= Jacob Elet =

Jacob Elet was a Dutch chief factor for the Dutch West India Company on the Slave Coast of West Africa during the 18th century who is especially known for having visited in 1733 Agaja, the king of Dahomey, and for having kept a diary chronicling the trip.

==Life till 1732==
Jacob Elet was born in 's-Hertogenbosch at the end of the seventeenth or the beginning of the 18th century. In 1721 he traveled to the Gold Coast and was employed as an assistant of the Dutch West India Company in Elmina in present-day Ghana.

==Life from 1732 to 1740==
In September 1732 Elet was appointed chief factor and head of the Dutch fort Crevecoeur in Accra. When Agaja took three European employees of the company as hostage after an attack on Jakin on April 2, 1732, Elet was sent to the Agaja to negotiate their release and the resumption of the slave trade.

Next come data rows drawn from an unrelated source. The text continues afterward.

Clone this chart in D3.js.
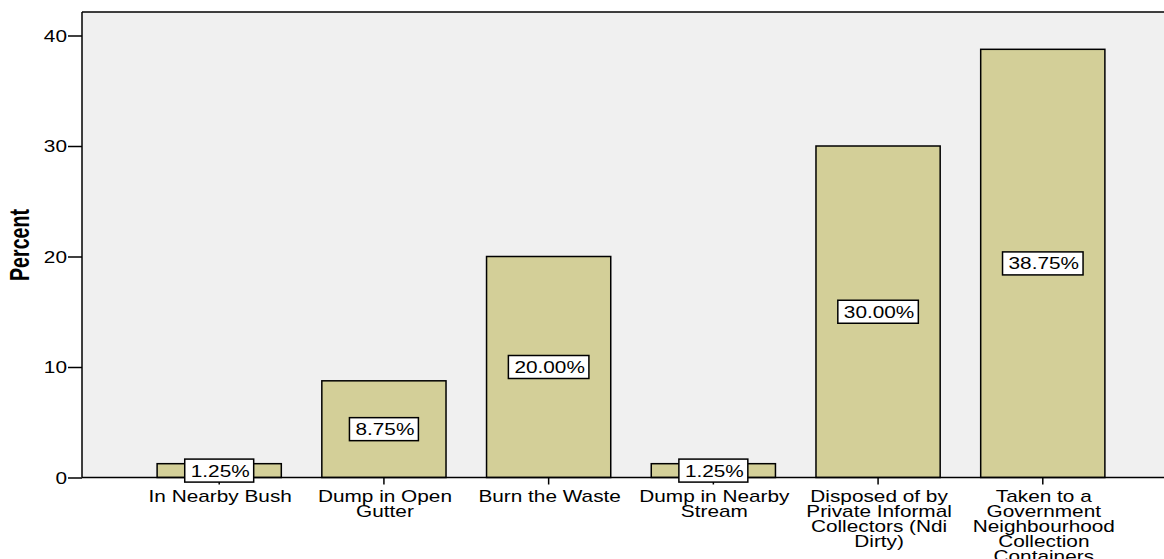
<!DOCTYPE html>
<html>
<head>
<meta charset="utf-8">
<script src="https://cdn.jsdelivr.net/npm/d3@7/dist/d3.min.js"></script>
<style>
  html, body { margin: 0; padding: 0; background: #ffffff; }
  svg { display: block; }
  .lbl { font-family: "Liberation Sans", Arial, sans-serif; font-size: 16px; fill: #000; }
</style>
</head>
<body>
<svg id="chart" width="1164" height="559"></svg>
<script>
// Household waste disposal methods, percent of respondents
const categories = [
  "In Nearby Bush",
  "Dump in Open Gutter",
  "Burn the Waste",
  "Dump in Nearby Stream",
  "Disposed of by Private Informal Collectors (Ndi Dirty)",
  "Taken to a Government Neighbourhood Collection Containers"
];
const categoryLines = [
  ["In Nearby Bush"],
  ["Dump in Open", "Gutter"],
  ["Burn the Waste"],
  ["Dump in Nearby", "Stream"],
  ["Disposed of by", "Private Informal", "Collectors (Ndi", "Dirty)"],
  ["Taken to a", "Government", "Neighbourhood", "Collection", "Containers"]
];
const percents = [1.25, 8.75, 20.00, 1.25, 30.00, 38.75];
const yTicks = [0, 10, 20, 30, 40];

const width = 1164, height = 559;
const plotLeft = 82, plotTop = 12, plotRight = 1180, baseY = 477.5;
const stretch = 1.3; // wide rendering of the label type

const svg = d3.select("#chart");

const x = d3.scaleBand()
  .domain(categories)
  .range([plotLeft, plotRight])
  .paddingInner(0.246)
  .paddingOuter(0.456);

const y = d3.scaleLinear()
  .domain([0, 40])
  .range([baseY, 35.5]);

// draws a horizontally widened label anchored at (px, py)
function wideText(parent, px, py, str, anchor) {
  return parent.append("text")
    .attr("class", "lbl")
    .attr("text-anchor", anchor)
    .attr("transform", `translate(${px},${py}) scale(${stretch},1)`)
    .text(str);
}

// plot background
svg.append("rect")
  .attr("x", plotLeft).attr("y", plotTop)
  .attr("width", plotRight - plotLeft).attr("height", baseY - plotTop)
  .attr("fill", "#f0f0f0");

// frame top line
svg.append("line")
  .attr("x1", plotLeft).attr("x2", width)
  .attr("y1", plotTop).attr("y2", plotTop)
  .attr("stroke", "#000").attr("stroke-width", 1.5);

// bars
svg.append("g").selectAll("rect")
  .data(percents)
  .join("rect")
  .attr("x", (d, i) => x(categories[i]))
  .attr("y", d => y(d))
  .attr("width", x.bandwidth())
  .attr("height", d => y(0) - y(d))
  .attr("fill", "#d3cf98")
  .attr("stroke", "#000")
  .attr("stroke-width", 1.5);

// y axis
const yAxis = d3.axisLeft(y).tickValues(yTicks).tickSize(14).tickFormat("");
const gy = svg.append("g").attr("transform", `translate(${plotLeft},0)`).call(yAxis);
gy.select(".domain").attr("d", `M0,${plotTop}V${baseY}`).attr("stroke-width", 1.5);
gy.selectAll(".tick line").attr("stroke-width", 1.5);
const yLab = svg.append("g");
yTicks.forEach(t => wideText(yLab, plotLeft - 15, y(t) + 6, d3.format("d")(t), "end"));

// x axis
const xAxis = d3.axisBottom(x).tickSize(7).tickFormat("");
const gx = svg.append("g").attr("transform", `translate(0,${baseY})`).call(xAxis);
gx.select(".domain").attr("d", `M${plotLeft},0H${width}`).attr("stroke-width", 1.5);
gx.selectAll(".tick line").attr("stroke-width", 1.5);

// category labels (multi-line)
const catG = svg.append("g");
categories.forEach((c, i) => {
  const cx = x(c) + x.bandwidth() / 2 + 1;
  categoryLines[i].forEach((line, j) => wideText(catG, cx, 501.5 + j * 15, line, "middle"));
});

// value labels in boxes at bar mid-height
const valG = svg.append("g");
percents.forEach((v, i) => {
  const cx = x(categories[i]) + x.bandwidth() / 2;
  const cy = (y(v) + y(0)) / 2;
  const g = valG.append("g");
  const txt = wideText(g, cx + 1, cy + 6, d3.format(".2f")(v) + "%", "middle");
  const w = txt.node().getBBox().width * stretch;
  g.insert("rect", "text")
    .attr("x", cx - w / 2 - 5)
    .attr("y", cy - 11.5)
    .attr("width", w + 10)
    .attr("height", 23)
    .attr("fill", "#fff")
    .attr("stroke", "#000")
    .attr("stroke-width", 1.5);
});

// y axis title
svg.append("text")
  .attr("transform", `translate(29,245) rotate(-90)`)
  .attr("text-anchor", "middle")
  .attr("font-family", "'Liberation Sans', Arial, sans-serif")
  .attr("font-weight", "bold")
  .attr("font-size", 28)
  .attr("textLength", 72)
  .attr("lengthAdjust", "spacingAndGlyphs")
  .text("Percent");
</script>
</body>
</html>
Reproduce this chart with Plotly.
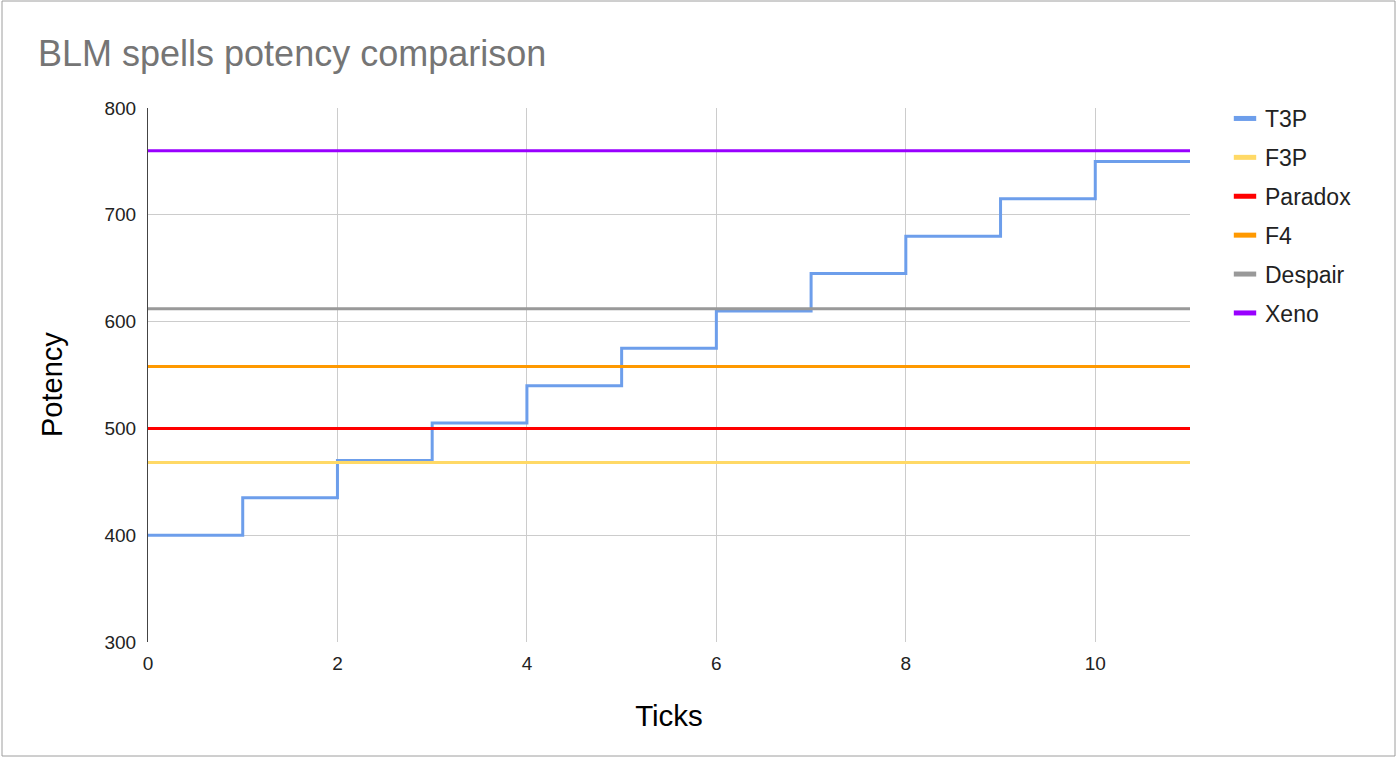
import plotly.graph_objects as go

ticks = [0, 1, 2, 3, 4, 5, 6, 7, 8, 9, 10, 11]
t3p = [400, 435, 470, 505, 540, 575, 610, 645, 680, 715, 750, 750]
f3p = 468
paradox = 500
f4 = 558
despair = 612
xeno = 760

series = [
    ("T3P", t3p, "#6d9eeb"),
    ("F3P", [f3p] * len(ticks), "#ffd966"),
    ("Paradox", [paradox] * len(ticks), "#ff0000"),
    ("F4", [f4] * len(ticks), "#ff9900"),
    ("Despair", [despair] * len(ticks), "#999999"),
    ("Xeno", [xeno] * len(ticks), "#9900ff"),
]

FONT = "Liberation Sans, Arial, sans-serif"

fig = go.Figure()
for i, (name, vals, col) in enumerate(series):
    fig.add_trace(go.Scatter(
        x=ticks, y=vals, name=name, mode="lines",
        line=dict(color=col, width=3, shape="hv"),
        showlegend=False,
    ))
# legend entries (short thick swatches)
for i, (name, vals, col) in enumerate(series):
    fig.add_trace(go.Scatter(
        x=[None], y=[None], name=name, mode="markers",
        marker=dict(symbol="line-ew", size=17, color=col, line=dict(color=col, width=6)),
        legendgroup=f"g{i}", showlegend=True, hoverinfo="skip",
    ))

W, H = 1397, 758
L, R, T, B = 148, 1190, 108, 642
pw, ph = R - L, B - T

fig.update_layout(
    width=W, height=H,
    margin=dict(l=L, r=W - R, t=T, b=H - B),
    paper_bgcolor="white", plot_bgcolor="white",
    font=dict(family=FONT, color="#222222"),
    title=dict(text="BLM spells potency comparison", x=38 / W, xanchor="left",
               y=1 - 53 / H, yanchor="middle",
               font=dict(size=36, color="#757575", family=FONT)),
    showlegend=True,
    legend=dict(x=(1225 - L) / pw, xanchor="left", y=1 - (97 - T) / ph, yanchor="top",
                font=dict(size=23, color="#222222", family=FONT),
                tracegroupgap=6, itemsizing="trace", bgcolor="rgba(0,0,0,0)"),
    xaxis=dict(range=[0, 11], tickvals=[0, 2, 4, 6, 8, 10], showgrid=True,
               gridcolor="#cccccc", gridwidth=1, zeroline=False, showline=False,
               tickfont=dict(size=19, color="#222222"), ticklabelstandoff=8,
               title=dict(text="Ticks", font=dict(size=29.5, color="#000000"), standoff=32)),
    yaxis=dict(range=[300, 800], tickvals=[300, 400, 500, 600, 700, 800], showgrid=True,
               gridcolor="#cccccc", gridwidth=1, zeroline=False, showline=True,
               linecolor="#444444", linewidth=1,
               tickfont=dict(size=19, color="#222222"), ticklabelstandoff=7),
    annotations=[dict(text="Potency", textangle=-90, xref="paper", yref="paper",
                      x=(52 - L) / pw, y=(B - 385) / ph, xanchor="center", yanchor="middle",
                      showarrow=False, font=dict(size=29, color="#000000", family=FONT))],
    shapes=[dict(type="rect", xref="paper", yref="paper",
                 x0=(2 - L) / pw, x1=(1395 - L) / pw,
                 y0=(B - 756) / ph, y1=(B - 1) / ph,
                 line=dict(color="#9e9e9e", width=1), layer="below")],
)

fig.write_html("out.html", config={"displayModeBar": False},
               post_script="document.body.style.margin='0';")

On February 10, 1733, Elet left Elmina and sailed to Jakin, where he left on his trip to Abomey, the capital of Dahomey, on March 20, 1733. He was accompanied on his trip by the head of the Portuguese trading post in Jakin, Antonio de Pinto Carneiro, by another four Europeans and by 84 African porters. Once they arrived, Elet managed to negotiate the release of his three colleagues in exchange for a resumption of the slave trade with the Dahomey at the port of Jakin. However, the latter part of the deal quickly fell apart because the bosses of the company in Amsterdam trusted very much one of their German Chief Merchants, Henry Hertogh, who was located in Appa (which was outside of Dahomey). The Dutch West India Company therefore continued to send all their ships, bar one, to Appa in order for them to be supplied with slaves. Elet knew that the Agaja would be angry at him and pleaded his bosses to send him ships, but to no avail. The Agaja was furious with Elet for not keeping his side of the bargain and destroyed the Dutch trading post in November 1734.

Upon Elet's arrival in Accra he got arrested and charged with embezzlement of funds in the reconstruction of the fort at Jakin and for keeping gifts of the Agaja to himself. The charges however could never be substantiated and Elet was repatriated to Holland in July 1740, after which nothing more is known about him.